Single by Romeo Santos

from the album Formula, Vol. 3
- Released: January 17, 2023
- Genre: Bachata
- Length: 4:14
- Label: Sony Latin
- Songwriter: Anthony "Romeo" Santos;
- Producers: Romeo Santos; Mate Traxx;

Romeo Santos singles chronology
| "Siri" (2022) | "Solo Conmigo" (2023) | "X Si Volvemos" (2023) |

Music video
- "Solo Conmigo" on YouTube

= Solo Conmigo =

2023 single by Romeo Santos

"Solo Conmigo" (English: "Only With Me") is a song by American singer Romeo Santos.
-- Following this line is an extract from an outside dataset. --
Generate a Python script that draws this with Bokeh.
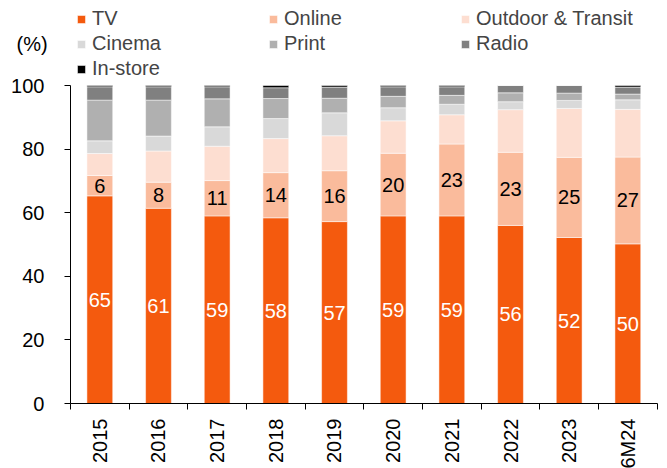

It is the seventh single for Santos' fifth studio album Formula, Vol. 3 (2022). The music video was released on January 17, 2023. It features Santos' longtime girlfriend as she is seen pregnant in the video as they both announced that they are expecting another child. This means that Santos is expecting his fourth child.

==Charts==

Chart performance for "Solo Conmigo"
| Chart (2022–23) | Peak position |
|---|---|
| Panama (PRODUCE) | 11 |
| Dominican Republic Bachata (Monitor Latino) | 7 |
| US Hot Latin Songs (Billboard) | 40 |
| US Latin Airplay (Billboard) | 11 |
| US Tropical Airplay (Billboard) | 3 |

==Certifications==

Certifications for "Solo Conmigo"
| Region | Certification | Certified units/sales |
| Mexico (AMPROFON) | Platinum | 140,000^{‡} |
| United States (RIAA) | 4× Platinum (Latin) | 240,000^{‡} |
^{‡} Sales+streaming figures based on certification alone.